Тиверий близок и понятен Бунину, как вот эта бедная девочка, ибо жил он, «в сущности, очень недавно, – назад всего сорок моих жизней, – и очень, очень немногим отличался от меня…». Под окном бродит, напевая, кухаркина дочь, а Бунин пишет: «Вижу, как сидит он в легкой белой одежде, с крупными голыми ногами в зеленоватой шерсти, высокий, рыжий, только что выбритый, и щурится, глядя на блестящий под солнцем, горячий мозаичный пол атрия, на котором лежит, дремлет и порой встряхивает головой, сгоняя с острых ушей мух, его любимая собака…» Вступает третья часть, тема человеческой истории, далекого и вдруг очень близкого прошлого.

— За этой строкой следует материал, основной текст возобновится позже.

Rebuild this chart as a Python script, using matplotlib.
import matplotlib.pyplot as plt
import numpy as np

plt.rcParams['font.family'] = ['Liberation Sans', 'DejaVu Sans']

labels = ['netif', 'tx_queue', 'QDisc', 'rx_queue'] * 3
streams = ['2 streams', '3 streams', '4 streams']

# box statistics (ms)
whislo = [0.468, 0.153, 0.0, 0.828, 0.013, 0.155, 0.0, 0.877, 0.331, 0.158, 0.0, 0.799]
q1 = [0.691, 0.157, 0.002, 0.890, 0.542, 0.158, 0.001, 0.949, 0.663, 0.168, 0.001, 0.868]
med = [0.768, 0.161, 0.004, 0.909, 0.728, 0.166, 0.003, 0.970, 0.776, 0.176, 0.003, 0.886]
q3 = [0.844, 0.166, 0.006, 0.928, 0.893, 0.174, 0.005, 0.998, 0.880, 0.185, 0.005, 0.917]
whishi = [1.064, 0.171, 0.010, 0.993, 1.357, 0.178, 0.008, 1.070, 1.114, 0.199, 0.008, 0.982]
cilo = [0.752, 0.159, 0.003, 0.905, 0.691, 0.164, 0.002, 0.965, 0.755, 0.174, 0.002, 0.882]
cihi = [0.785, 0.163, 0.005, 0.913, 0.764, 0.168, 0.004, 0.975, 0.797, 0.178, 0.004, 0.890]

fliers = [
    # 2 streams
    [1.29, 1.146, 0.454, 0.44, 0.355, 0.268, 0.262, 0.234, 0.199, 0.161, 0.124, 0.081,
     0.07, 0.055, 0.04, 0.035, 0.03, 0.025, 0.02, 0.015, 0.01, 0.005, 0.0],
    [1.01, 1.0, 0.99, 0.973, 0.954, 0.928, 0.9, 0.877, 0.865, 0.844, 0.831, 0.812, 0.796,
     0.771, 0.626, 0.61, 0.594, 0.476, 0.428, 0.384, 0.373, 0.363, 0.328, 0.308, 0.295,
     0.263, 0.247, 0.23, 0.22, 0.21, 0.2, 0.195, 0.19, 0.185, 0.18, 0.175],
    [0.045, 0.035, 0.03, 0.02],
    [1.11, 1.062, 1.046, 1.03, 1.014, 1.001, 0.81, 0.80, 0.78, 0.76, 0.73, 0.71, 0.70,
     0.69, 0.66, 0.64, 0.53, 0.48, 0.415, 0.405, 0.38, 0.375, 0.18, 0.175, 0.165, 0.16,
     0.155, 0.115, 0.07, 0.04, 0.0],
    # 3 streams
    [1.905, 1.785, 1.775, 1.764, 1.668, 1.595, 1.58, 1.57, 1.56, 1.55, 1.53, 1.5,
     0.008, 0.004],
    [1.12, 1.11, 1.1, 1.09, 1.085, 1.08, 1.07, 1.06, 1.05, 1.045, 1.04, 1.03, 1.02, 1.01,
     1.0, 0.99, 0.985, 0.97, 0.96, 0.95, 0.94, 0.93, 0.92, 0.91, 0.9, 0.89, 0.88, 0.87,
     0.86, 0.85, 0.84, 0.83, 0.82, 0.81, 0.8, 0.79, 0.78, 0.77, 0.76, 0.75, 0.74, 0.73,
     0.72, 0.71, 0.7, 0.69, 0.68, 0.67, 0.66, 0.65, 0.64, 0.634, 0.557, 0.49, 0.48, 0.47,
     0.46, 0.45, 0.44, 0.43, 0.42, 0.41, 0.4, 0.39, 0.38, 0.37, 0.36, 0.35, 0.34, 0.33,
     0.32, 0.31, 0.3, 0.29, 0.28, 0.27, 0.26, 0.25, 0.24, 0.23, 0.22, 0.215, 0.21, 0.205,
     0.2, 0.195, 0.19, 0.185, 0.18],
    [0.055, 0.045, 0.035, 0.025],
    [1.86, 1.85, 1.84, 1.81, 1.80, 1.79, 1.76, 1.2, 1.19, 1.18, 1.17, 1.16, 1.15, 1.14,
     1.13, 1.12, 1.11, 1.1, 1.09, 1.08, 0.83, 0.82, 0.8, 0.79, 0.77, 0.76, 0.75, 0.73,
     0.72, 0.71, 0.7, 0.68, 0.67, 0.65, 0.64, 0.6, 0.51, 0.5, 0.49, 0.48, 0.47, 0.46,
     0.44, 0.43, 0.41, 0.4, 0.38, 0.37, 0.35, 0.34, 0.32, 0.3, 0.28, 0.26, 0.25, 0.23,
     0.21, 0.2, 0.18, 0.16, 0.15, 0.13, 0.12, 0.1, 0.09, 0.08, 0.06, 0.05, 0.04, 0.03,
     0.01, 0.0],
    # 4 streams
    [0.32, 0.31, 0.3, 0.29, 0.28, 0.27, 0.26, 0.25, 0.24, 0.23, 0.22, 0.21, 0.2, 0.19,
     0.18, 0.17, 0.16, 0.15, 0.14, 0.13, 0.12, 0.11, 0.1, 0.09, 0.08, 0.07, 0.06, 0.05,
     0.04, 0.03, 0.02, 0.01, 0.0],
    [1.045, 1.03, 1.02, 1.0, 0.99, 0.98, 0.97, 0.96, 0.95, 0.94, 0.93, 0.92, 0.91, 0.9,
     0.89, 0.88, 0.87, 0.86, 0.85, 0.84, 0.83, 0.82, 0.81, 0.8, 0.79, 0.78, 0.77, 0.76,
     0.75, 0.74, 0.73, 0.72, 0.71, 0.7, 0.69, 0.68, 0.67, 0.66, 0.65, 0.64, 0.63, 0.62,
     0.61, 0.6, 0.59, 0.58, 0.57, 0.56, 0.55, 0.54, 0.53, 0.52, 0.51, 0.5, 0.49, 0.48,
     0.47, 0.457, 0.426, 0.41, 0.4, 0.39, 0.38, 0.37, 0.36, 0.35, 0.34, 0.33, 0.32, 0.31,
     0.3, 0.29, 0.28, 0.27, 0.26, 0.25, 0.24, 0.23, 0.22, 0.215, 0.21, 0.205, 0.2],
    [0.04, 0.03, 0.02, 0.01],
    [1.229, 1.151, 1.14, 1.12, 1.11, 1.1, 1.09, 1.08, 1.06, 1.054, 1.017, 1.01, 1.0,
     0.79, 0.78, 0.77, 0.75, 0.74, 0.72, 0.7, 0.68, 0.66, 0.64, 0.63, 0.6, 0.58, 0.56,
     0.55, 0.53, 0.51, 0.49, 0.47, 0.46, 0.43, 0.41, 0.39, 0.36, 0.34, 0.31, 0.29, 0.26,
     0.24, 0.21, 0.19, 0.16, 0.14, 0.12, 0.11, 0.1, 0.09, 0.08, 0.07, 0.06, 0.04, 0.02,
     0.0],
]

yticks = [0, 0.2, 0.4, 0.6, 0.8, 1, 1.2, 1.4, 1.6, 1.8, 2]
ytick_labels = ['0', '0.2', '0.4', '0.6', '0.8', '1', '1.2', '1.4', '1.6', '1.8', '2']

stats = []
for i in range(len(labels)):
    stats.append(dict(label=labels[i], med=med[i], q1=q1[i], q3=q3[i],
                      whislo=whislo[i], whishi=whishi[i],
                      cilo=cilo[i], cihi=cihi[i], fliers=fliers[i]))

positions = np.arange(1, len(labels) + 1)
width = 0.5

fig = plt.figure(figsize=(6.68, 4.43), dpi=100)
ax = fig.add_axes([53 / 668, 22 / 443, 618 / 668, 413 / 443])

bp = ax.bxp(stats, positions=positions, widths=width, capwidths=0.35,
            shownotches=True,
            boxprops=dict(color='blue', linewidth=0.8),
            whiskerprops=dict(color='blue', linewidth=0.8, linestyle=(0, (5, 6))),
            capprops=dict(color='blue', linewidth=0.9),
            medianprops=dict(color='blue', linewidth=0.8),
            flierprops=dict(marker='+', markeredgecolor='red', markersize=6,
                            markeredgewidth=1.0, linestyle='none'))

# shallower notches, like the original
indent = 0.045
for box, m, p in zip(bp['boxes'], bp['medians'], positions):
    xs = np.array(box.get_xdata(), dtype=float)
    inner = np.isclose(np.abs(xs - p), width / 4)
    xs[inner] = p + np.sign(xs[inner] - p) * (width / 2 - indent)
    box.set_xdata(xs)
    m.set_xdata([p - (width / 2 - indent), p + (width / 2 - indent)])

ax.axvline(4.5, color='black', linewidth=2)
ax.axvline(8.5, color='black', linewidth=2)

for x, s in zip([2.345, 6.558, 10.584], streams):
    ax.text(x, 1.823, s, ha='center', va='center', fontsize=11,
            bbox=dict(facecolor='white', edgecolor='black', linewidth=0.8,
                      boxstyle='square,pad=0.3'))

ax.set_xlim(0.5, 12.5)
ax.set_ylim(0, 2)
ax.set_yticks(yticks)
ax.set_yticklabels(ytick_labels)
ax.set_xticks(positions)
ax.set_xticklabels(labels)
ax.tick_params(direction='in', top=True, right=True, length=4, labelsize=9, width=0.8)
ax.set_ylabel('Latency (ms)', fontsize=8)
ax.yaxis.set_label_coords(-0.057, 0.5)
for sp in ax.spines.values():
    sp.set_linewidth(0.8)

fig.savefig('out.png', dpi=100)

Тема эта, тема Тиверия, жила в Бунине, кстати, еще тридцать лет, пока в рассказе «Возвращаясь в Рим…» он не поставил точку: «Перед смертью он отправился в Рим. По пути остановился в Тускулуме, – испугался: любимая змея, которую он всегда возил с собою, была съедена муравьями… Цезарь очнулся, спросил косноязычно: «Где перстень?» Калигула трясся от страха. Макрон бросил на лицо Цезаря одеяло и быстро задушил его». Но это будет написано, в лапидарной пушкинской стилистике, в 1936 году, а в дневниковой записи Бунин от Тиверия вновь возвращается к тому, с чего начал: красота летней природы – перед дождем; начало ливня; дождь до утра, внезапно напомнивший «детство, свежесть и радость первых дней жизни».
Это выглядит умиротворяющим эпилогом, несущим пусть временное, но забвение жгущих мыслей о происходящем там, в Петрограде семнадцатого года, да и по всей вздыбленной России, которую очень скоро один советский писатель, уже с другого берега огненной реки, назовет: «Россия, кровью умытая». И подчеркнуто холодная концовка: «Опять прошел день. Как быстро и как опять бесплодно!»

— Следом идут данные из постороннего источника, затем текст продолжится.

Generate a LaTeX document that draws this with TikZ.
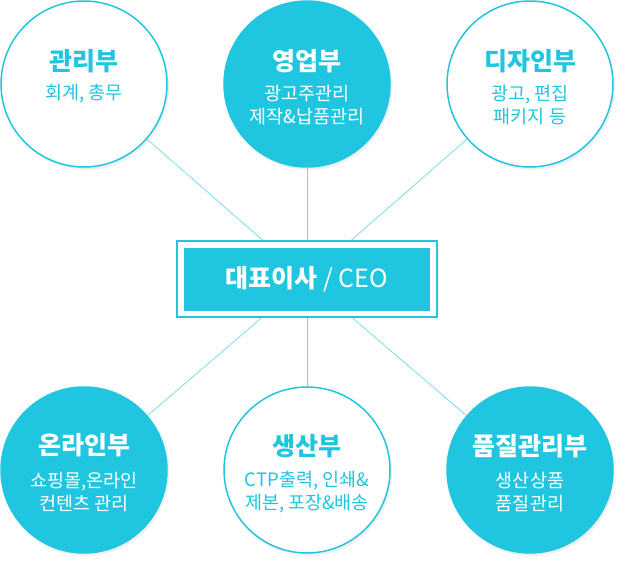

Скрытая сюжетная пружина сжимает начало и конец – два полюса: счастливо, прекрасно – и безвозвратно утеряно, бесплодно. Разве не законченное, выстроенное произведение? Но что перед нами? Рассказ? Эссе? Нет, нечто большее, объявшее многое, что привычным жанрам недоступно уже в силу условности сложившейся литературной формы (вспомним, как резко протестует Бунин против этой условности, например, в этюде-размышлении 1924 года «Книга»), и нашедшее неожиданно смелые связи. Свобода переходов, доступная, пожалуй, только сновидению, но, в отличие от него, несущая генеральную, скрепляющую идею. Тут и стихотворение в прозе, и философские ламентации, и неожиданно вписывающаяся в контекст грозного времени тень тирана Тиверия, и песенка маленькой девочки – все вместе. А ведь меньше трех страничек машинописного текста!
Что касается пейзажных картин в дневниках, то они не уступают в изобразительной силе лучшим бунинским рассказам:
«Клен в жадовском саду – цвета кожи королька, по оранжевому темно-красное.

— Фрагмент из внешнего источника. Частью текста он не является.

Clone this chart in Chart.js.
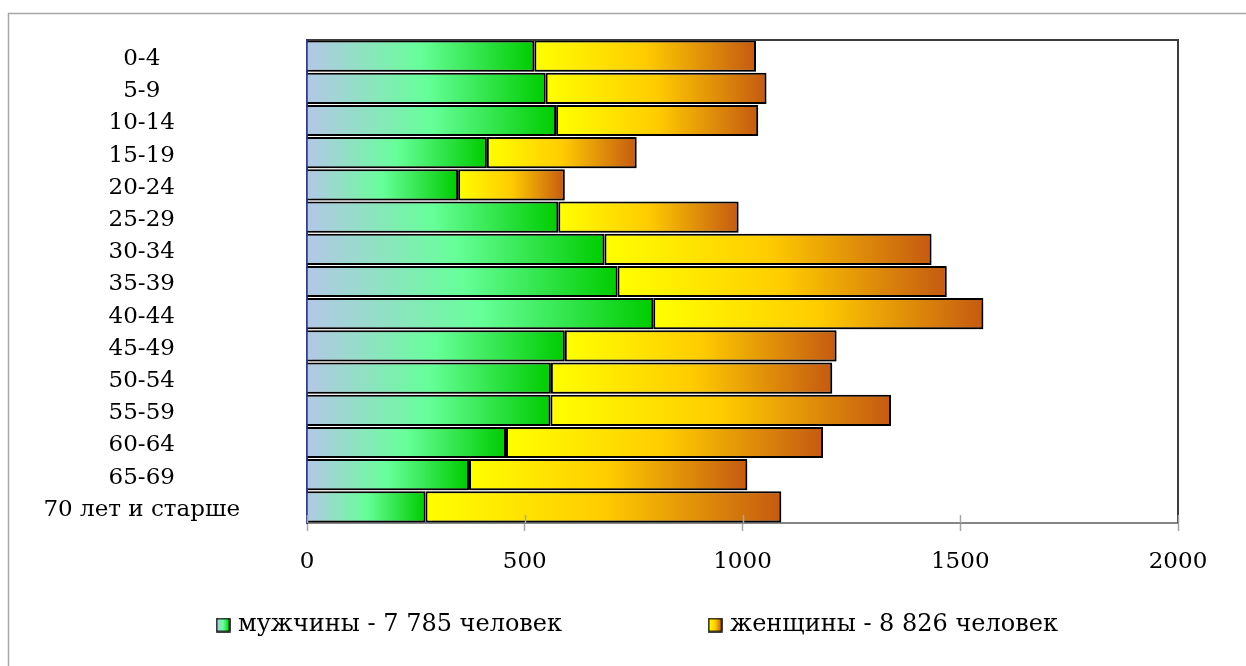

Изумительны были два-три клена и особенно одна осинка в Скородном позавчера: лес еще весь зеленый – и вдруг одно дерево, сплошь все в листве прозрачной, багряно-розовой с фиолетовым тоном крови».
Или:
«В пять поехали с Верой в Скородное и вокруг него. По дорожке среди осинок. Еще не желтые осинки, но дорога вся усыпана их листвой круглой – сафьян малиновый, лимонный, палевый, почти канареечный есть. Когда выехали, чтобы повернуть направо, кто-то среди деревьев на опушке что-то делал лежа; красного солнца осталась уже половина. Месяц довольно высоко, – зеленовато-белый, небо под ним гелиотроповое почти. Хороша та дорога, где всегда грязь! Глубокие колеи – все возят тяжелое, все воруют лес. Возле места, где была Караулка, стояли, дивились на красоту: месяц впереди, в левом направлении, над лесом, кое-где желтые высокие, стройные деревца (кажется, клены), закат направо совсем бесцветный, светлый. Под месяцем опять гелиотропы, ниже и левее синева цвета сахарной бумаги. Вера смотрела направо – дивилась, как зубчата линия леса – на закате. Дальше по проселке – дороге трудно ехать – так много сучьев. Уже темнело (в глубине-то леса). Выехали на опушку, чтобы повернуть направо (Караулка), постояли, опять подивились – хорош был кровавый клен. Я взял листок. Он сейчас передо мной, точно его, бывший светло-палевым, обмакнули в воду с кровью.